CEAS 2008 Spam-Filter Challenge Lab Evaluation Task

Competition Guidelines
Version 1.0

NOTE: The following rules are tentative and subject to change. All rule updates will be posted here and announced on the mailing list.

1. Overview

The CEAS Spam-Filter Challenge Lab Evaluation Task is an anti-spam filtering competition in which anti-spam filters are tested on several archived collections of spam and ham messages. Some of the datasets will contain actual private email delivered to a large production server. Each filter will be asked to process the e-mail dataset sequentially, and label each message as spam or ham. Filters will be given a varying amount of training feedback for messages already classified by the filter, thus simulating an actual online spam filtering environment.

2. Competition Model

To preserve privacy, participants will not have access to the data; Instead, the filters will be run by the challenge organizers, and aggregate results will be reported. Participating filters must implement the TREC 2006/07 spam filter interface ("jig") to take part in the lab evaluation.

Essentially, a filter must implement the following four commands:

initialize

All steps necessary to install the software on a clean system and to prepare to classify a user's email.

classify [filename] [remaining label allowance] [remaining messages]

Read [filename] which contains exactly one email message, write one line of output:

class=[classification] score=[score] labelReq=[label request]

Where [classification] is either 'ham' or 'spam' and [score] is a number reflecting the filter's confidence in the prediction, so that thresholding on the [score] value could be used to achieve a desired tradeoff between true positives and false positives. The higher the [score] value, the more probable it is that the message is spam.

The [remaining label allowance] and [remaining messages] parameters are used to facilitate the more realistic "limited feedback" setting, in which the user does not provide gold standard judgments for all messages in the e-mail stream. The filter may decide to ask for the gold standard judgment of a message using one of the following three [label request] options:

noRequest

Makes no label request.

labelN

Requests a label. If no label is available (due to exhausted allowance), then no training is performed.

labelB

Requests a label. If no label is available (due to exhausted allowance), then bootstrap training is performed using the filter's prediction as the 'true' label for training.

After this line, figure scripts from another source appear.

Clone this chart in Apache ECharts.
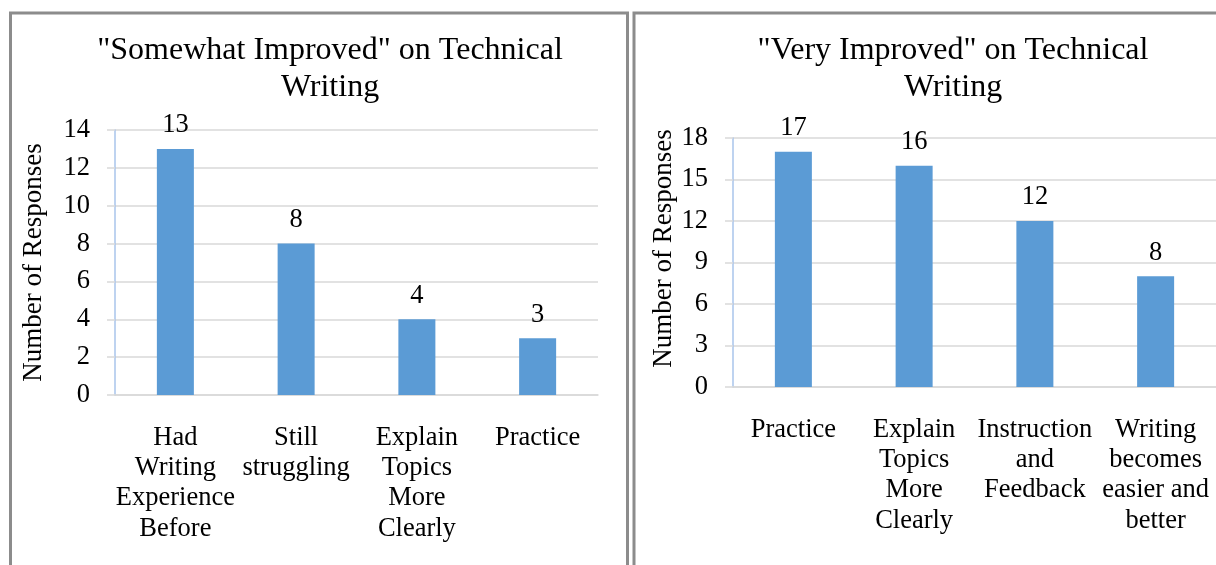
<!DOCTYPE html>
<html>
<head>
<meta charset="utf-8">
<style>
  html, body { margin: 0; padding: 0; background: #fff; }
  #chart { width: 1216px; height: 565px; }
</style>
<script src="https://cdn.jsdelivr.net/npm/echarts@6/dist/echarts.min.js"></script>
</head>
<body>
<div id="chart"></div>
<script>
// Left panel: "Somewhat Improved"
const somewhatCategories = ['Had\nWriting\nExperience\nBefore', 'Still\nstruggling', 'Explain\nTopics\nMore\nClearly', 'Practice'];
const somewhatValues = [13, 8, 4, 3];
const somewhatTicks = { min: 0, max: 14, interval: 2 };

// Right panel: "Very Improved"
const veryCategories = ['Practice', 'Explain\nTopics\nMore\nClearly', 'Instruction\nand\nFeedback', 'Writing\nbecomes\neasier and\nbetter'];
const veryValues = [17, 16, 12, 8];
const veryTicks = { min: 0, max: 18, interval: 3 };

const titles = ['"Somewhat Improved" on Technical\nWriting', '"Very Improved" on Technical\nWriting'];
const axisName = 'Number of Responses';

const FONT = "'Liberation Serif', 'Times New Roman', serif";
const BAR = '#5B9BD5';
const FS = 26.5;

function xAxisFor(idx, cats) {
  return {
    type: 'category', gridIndex: idx, data: cats,
    axisLine: { lineStyle: { color: '#d9d9d9', width: 1.5 } },
    axisTick: { show: false },
    axisLabel: { color: '#000', fontFamily: FONT, fontSize: FS, lineHeight: 30.3, margin: 27.5, interval: 0 }
  };
}
function yAxisFor(idx, ticks, gap, namePad) {
  return {
    type: 'value', gridIndex: idx, min: ticks.min, max: ticks.max, interval: ticks.interval,
    name: axisName, nameLocation: 'middle', nameGap: gap,
    nameTextStyle: { color: '#000', fontFamily: FONT, fontSize: 27, padding: namePad },
    axisLine: { show: true, lineStyle: { color: '#A9C4EB', width: 1.5 } },
    axisTick: { show: true, length: 8, lineStyle: { color: '#d9d9d9', width: 1.5 } },
    splitLine: { lineStyle: { color: '#d9d9d9', width: 1.5 } },
    axisLabel: { color: '#000', fontFamily: FONT, fontSize: FS, margin: 25 }
  };
}
function barSeries(idx, vals) {
  return {
    type: 'bar', xAxisIndex: idx, yAxisIndex: idx, data: vals, barWidth: 37,
    itemStyle: { color: BAR },
    label: { show: true, position: 'top', distance: 10, color: '#000', fontFamily: FONT, fontSize: FS },
    animation: false
  };
}

const chart = echarts.init(document.getElementById('chart'));
chart.setOption({
  animation: false,
  backgroundColor: '#fff',
  title: [
    { text: titles[0], left: 330, top: 32, textAlign: 'center', padding: 0,
      textStyle: { color: '#000', fontFamily: FONT, fontSize: 32, fontWeight: 'normal', lineHeight: 37 } },
    { text: titles[1], left: 953, top: 32, textAlign: 'center', padding: 0,
      textStyle: { color: '#000', fontFamily: FONT, fontSize: 32, fontWeight: 'normal', lineHeight: 37 } }
  ],
  grid: [
    { left: 115, top: 130, width: 483, height: 265 },
    { left: 733, top: 138, width: 485, height: 249 }
  ],
  xAxis: [xAxisFor(0, somewhatCategories), xAxisFor(1, veryCategories)],
  yAxis: [yAxisFor(0, somewhatTicks, 68, 0), yAxisFor(1, veryTicks, 56, [0, 0, 0, 28])],
  series: [barSeries(0, somewhatValues), barSeries(1, veryValues)],
  graphic: [
    { type: 'rect', shape: { x: 10.5, y: 13, width: 617, height: 600 },
      style: { fill: 'none', stroke: '#8c8c8c', lineWidth: 3 }, silent: true },
    { type: 'rect', shape: { x: 634, y: 13, width: 700, height: 600 },
      style: { fill: 'none', stroke: '#8c8c8c', lineWidth: 3 }, silent: true }
  ]
});
</script>
</body>
</html>
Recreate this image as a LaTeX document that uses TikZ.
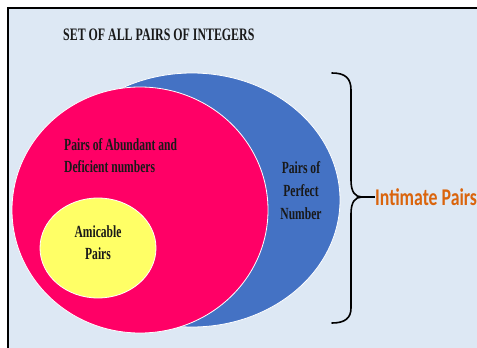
\documentclass[tikz,border=0pt]{standalone}
\usepackage{fontspec}
\setmainfont{Liberation Serif}[FakeStretch=0.68]
\newfontfamily\intimatefont{Carlito}[FakeStretch=0.74]
\definecolor{pagebg}{RGB}{221,232,244}
\definecolor{perfectblue}{RGB}{68,114,196}
\definecolor{abundantpink}{RGB}{255,0,102}
\definecolor{amicableyellow}{RGB}{255,255,102}
\definecolor{intimateorange}{RGB}{218,100,12}
\tikzset{
	label/.style={inner sep=0pt, font=\bfseries\fontsize{17}{22}\selectfont, text=black!90},
}
\begin{document}
\begin{tikzpicture}[x=1pt, y=-1pt]
	\useasboundingbox (0,0) rectangle (477,348);
	\fill[white] (0,0) rectangle (477,348);
	\fill[pagebg] (8,8) rectangle (477,348);
	\draw[line width=2pt] (8,348) -- (8,8) -- (477,8);

	\draw (63,40) node[label, anchor=base west, font=\bfseries\fontsize{17.5}{18}\selectfont] (title) {SET OF ALL PAIRS OF INTEGERS};

	% the three sets
	\draw[fill=perfectblue, draw=white, line width=0.8pt] (192,200) ellipse (148pt and 127pt);
	\draw[fill=abundantpink, draw=white, line width=0.8pt] (140,210) ellipse (128pt and 123pt);
	\draw[fill=amicableyellow, draw=white, line width=0.8pt] (98,248) ellipse (58pt and 50pt);

	\draw (64,156) node[label, anchor=west, align=left] (abundant) {Pairs of Abundant and\\Deficient numbers};
	\draw (98,243) node[label, align=center] (amicable) {Amicable\\Pairs};
	\draw (301,191) node[label, align=center, font=\bfseries\fontsize{17}{23}\selectfont] (perfect) {Pairs of\\Perfect\\Number};

	% brace
	\draw[line width=1.6pt, line cap=round] (332,73) .. controls (345,73) and (351,78) .. (351,90) -- (351,180)
		.. controls (351,192) and (355,197) .. (362,197) coordinate (bracetip)
		.. controls (355,197) and (351,202) .. (351,214) -- (351,308)
		.. controls (351,318) and (345,323) .. (332,323);
	\draw (375,197) node[anchor=west, inner sep=0pt, text=intimateorange, font=\intimatefont\bfseries\fontsize{24}{26}\selectfont] (intimate) {Intimate Pairs};
	\draw[line width=1.6pt] (bracetip) -- (intimate.west);
\end{tikzpicture}
\end{document}
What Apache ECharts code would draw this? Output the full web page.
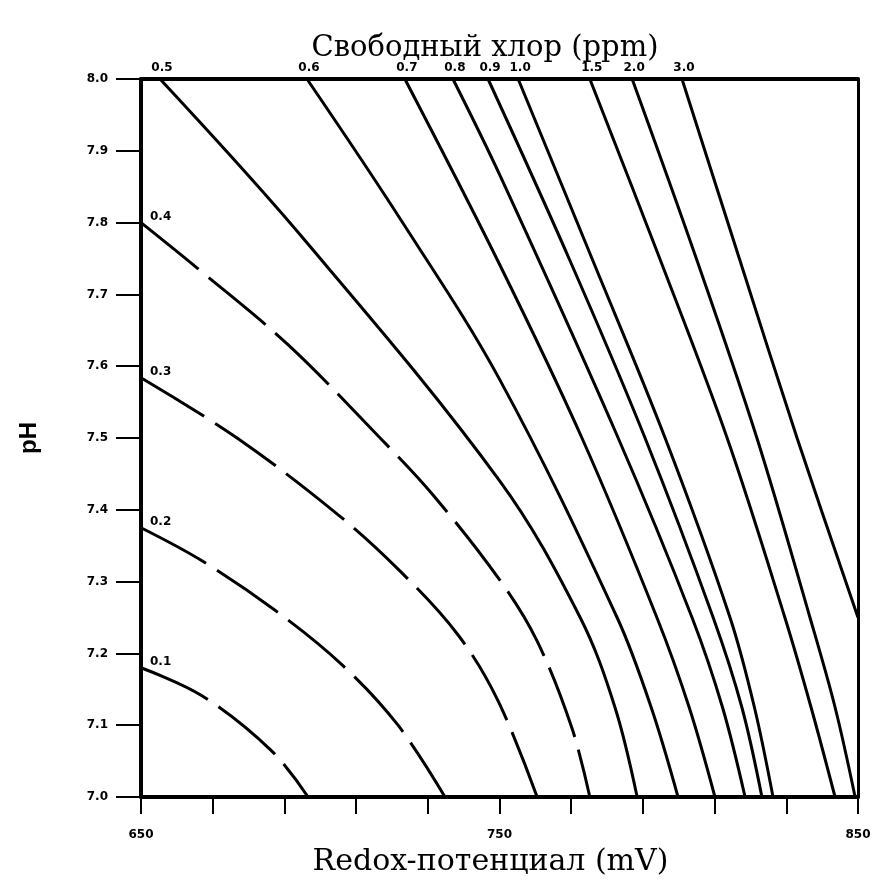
<!DOCTYPE html>
<html>
<head>
<meta charset="utf-8">
<title>Свободный хлор</title>
<script src="https://cdn.jsdelivr.net/npm/echarts@6/dist/echarts.min.js"></script>
<style>
  html, body { margin: 0; padding: 0; background: #fff; }
  #main { width: 876px; height: 886px; }
</style>
</head>
<body>
<div id="main"></div>
<script>
  // изолинии свободного хлора: [Redox mV, pH]
  // пунктир (0.1 - 0.4) идёт от левой оси вниз, сплошные - снизу вверх
  var c01 = [[650, 7.18], [667.0, 7.141], [686.5, 7.064], [696.6, 7.0]];
  var c02 = [[650, 7.375], [667.0, 7.329], [687.4, 7.26], [706.1, 7.184], [721.7, 7.10], [734.8, 7.0]];
  var c03 = [[650, 7.584], [676.8, 7.5], [705.0, 7.393], [722.2, 7.315], [738.4, 7.226], [749.6, 7.134], [760.5, 7.0]];
  var c04 = [[650, 7.80], [665.6, 7.737], [691.0, 7.63], [716.7, 7.5], [731.4, 7.421], [750.1, 7.302], [760.5, 7.217], [770.2, 7.096], [775.2, 7.0]];
  var c05 = [[788.4, 7.0], [782.2, 7.125], [772.5, 7.25], [750.1, 7.44], [694.4, 7.783], [655.3, 8.0]];
  var c06 = [[799.8, 7.0], [792.3, 7.125], [782.8, 7.25], [750.1, 7.581], [722.2, 7.806], [696.3, 8.0]];
  var c07 = [[810.1, 7.0], [802.9, 7.125], [793.9, 7.25], [773.0, 7.5], [750.1, 7.741], [723.6, 8.0]];
  var c08 = [[818.5, 7.0], [812.2, 7.125], [803.7, 7.25], [783.1, 7.5], [750.1, 7.866], [737.0, 8.0]];
  var c09 = [[823.2, 7.0], [817.6, 7.125], [809.6, 7.25], [790.6, 7.5], [769.4, 7.75], [746.8, 8.0]];
  var c10 = [[826.3, 7.0], [821.1, 7.125], [814.3, 7.25], [796.2, 7.5], [775.8, 7.75], [755.2, 8.0]];
  var c15 = [[843.6, 7.0], [836.9, 7.125], [829.6, 7.25], [813.5, 7.5], [794.7, 7.75], [775.2, 8.0]];
  var c20 = [[849.2, 7.0], [843.6, 7.125], [836.6, 7.25], [821.8, 7.5], [804.9, 7.75], [787.0, 8.0]];
  var c30 = [[850, 7.25], [833.0, 7.5], [816.9, 7.75], [800.9, 8.0]];

  var dashedNames = ['0.1', '0.2', '0.3', '0.4'];
  var dashedLines = [c01, c02, c03, c04];
  var solidNames = ['0.5', '0.6', '0.7', '0.8', '0.9', '1.0', '1.5', '2.0', '3.0'];
  var solidLines = [c05, c06, c07, c08, c09, c10, c15, c20, c30];

  var xTickLabels = [650, 750, 850];

  var labelFont = {
    color: '#000',
    fontFamily: 'DejaVu Sans',
    fontWeight: 'bold',
    fontSize: 12
  };

  var series = [];
  dashedLines.forEach(function (d, i) {
    series.push({
      name: dashedNames[i],
      type: 'line',
      data: d,
      smooth: 0.35,
      symbol: 'none',
      lineStyle: { color: '#000', width: 3, type: [74, 13] },
      // подпись у левой оси
      markPoint: {
        symbol: 'circle',
        symbolSize: 0,
        silent: true,
        data: [{ coord: d[0] }],
        label: Object.assign({
          show: true,
          formatter: dashedNames[i],
          position: 'right',
          distance: 9,
          offset: [0, -6]
        }, labelFont)
      }
    });
  });
  solidLines.forEach(function (d, i) {
    series.push({
      name: solidNames[i],
      type: 'line',
      data: d,
      smooth: 0.35,
      symbol: 'none',
      lineStyle: { color: '#000', width: 3, type: 'solid' },
      // подписи над верхней рамкой
      endLabel: Object.assign({
        show: true,
        formatter: '{a}',
        align: 'center',
        verticalAlign: 'bottom',
        distance: 0,
        offset: [2, -5]
      }, labelFont)
    });
  });

  var chart = echarts.init(document.getElementById('main'));
  var option = {
    animation: false,
    backgroundColor: '#fff',
    title: {
      text: 'Свободный хлор (ppm)',
      left: 480,
      textAlign: 'center',
      top: 29,
      textStyle: {
        fontFamily: 'DejaVu Serif',
        fontWeight: 'normal',
        fontSize: 29,
        color: '#000'
      }
    },
    grid: { left: 141, right: 18, top: 79, bottom: 89 },
    xAxis: [{
      type: 'value',
      min: 650,
      max: 850,
      interval: 20,
      position: 'bottom',
      name: 'Redox-потенциал (mV)',
      nameLocation: 'middle',
      nameGap: 50,
      nameTextStyle: {
        fontFamily: 'DejaVu Serif',
        fontSize: 30,
        color: '#000',
        padding: [0, 0, 0, -18]
      },
      axisLine: { lineStyle: { color: '#000', width: 4 } },
      axisTick: { length: 17, lineStyle: { color: '#000', width: 2 } },
      axisLabel: Object.assign({
        margin: 32,
        formatter: function (v) {
          return xTickLabels.indexOf(v) >= 0 ? String(v) : '';
        }
      }, labelFont),
      splitLine: { show: false }
    }, {
      type: 'value',
      min: 650,
      max: 850,
      position: 'top',
      axisLine: { lineStyle: { color: '#000', width: 4 } },
      axisTick: { show: false },
      axisLabel: { show: false },
      splitLine: { show: false }
    }],
    yAxis: [{
      type: 'value',
      min: 7.0,
      max: 8.0,
      interval: 0.1,
      position: 'left',
      name: 'pH',
      nameLocation: 'middle',
      nameGap: 100,
      nameTextStyle: {
        fontFamily: 'Liberation Sans',
        fontWeight: 'bold',
        fontSize: 24,
        color: '#000'
      },
      axisLine: { lineStyle: { color: '#000', width: 4 } },
      axisTick: { length: 25, lineStyle: { color: '#000', width: 2 } },
      axisLabel: Object.assign({
        margin: 33,
        formatter: function (v) { return v.toFixed(1); }
      }, labelFont),
      splitLine: { show: false }
    }, {
      type: 'value',
      min: 7.0,
      max: 8.0,
      position: 'right',
      axisLine: { lineStyle: { color: '#000', width: 3 } },
      axisTick: { show: false },
      axisLabel: { show: false },
      splitLine: { show: false }
    }],
    series: series
  };
  chart.setOption(option);
</script>
</body>
</html>
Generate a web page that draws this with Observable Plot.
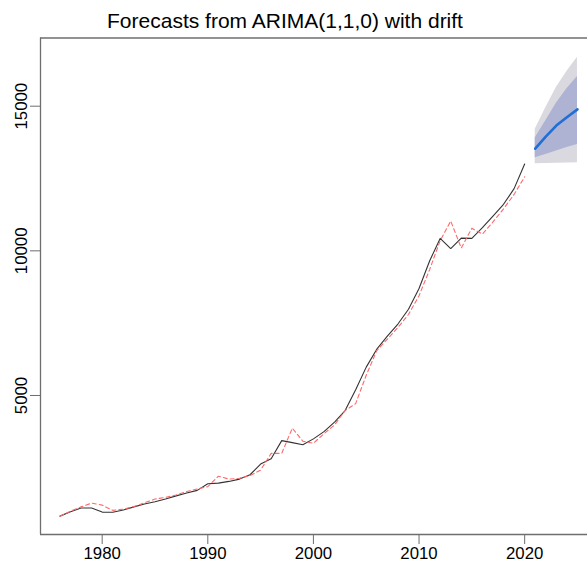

A naive approach would be to have the filter make a 'labelN' request for every message. This would request labels and train normally until the feedback quota is exhausted, and then would not update for the remainder of the run.

train [judgement] [filename]

Note of gold-standard judgement for [filename] where [judgment] is either 'ham' or 'spam'.

finalize

Used for cleanup and stopping servers if needed.

3. Competition Rules

  1. All contestants must register to participate in the competition.
  2. Each group can enter up to two anti-spam filters.
  3. Filters must be submitted before the start of the Live filtering competition, which begins August 5th, 14:00 UTC.
  4. Filters must implement the TREC 2007 spam-filter evaluation interface.
  5. Filters can use up to 1GB of RAM and up to 10GB of disk space. Please contact the organizers if you need to upload a spamfilter submission larger than 50MB.
  6. Filters will be required to process 1 (one) message per second on average. Filters that exceed their cumulative time quota will be stopped and all remaining unclassified messages in the e-mail stream will be automatically scored as 'ham'.
  7. To preserve privacy, filters will not have access to network resources when classifying the e-mail stream.
  8. Learning based filters can be pre-trained with any or all public and private data available to the contestant.
  9. Each filter will be evaluated using two training regimes:

  10. Feedback will contain the official judgment for a message. There will be no attempt to simulate user labeling errors.
  11. Filters will be evaluated using two measures which combine the percentage of spam blocked and its false positive rate:

    The LAM calculation will be smoothed. The exact formula used for the competition will be:

    FPrate = (#ham-errors + 0.5) / (#ham + 0.5)
    FNrate = (#spam-errors + 0.5) / (#spam + 0.5)
    lam = invlogit((logit(FPrate) + logit(FNrate)) / 2)

    where

    logit(p) = log(p/(1-p))
    invlogit(x) = (e^x)/(1 + e^x)

  12. All messages in each e-mail dataset will be scored. Results will be reported separately for each dataset.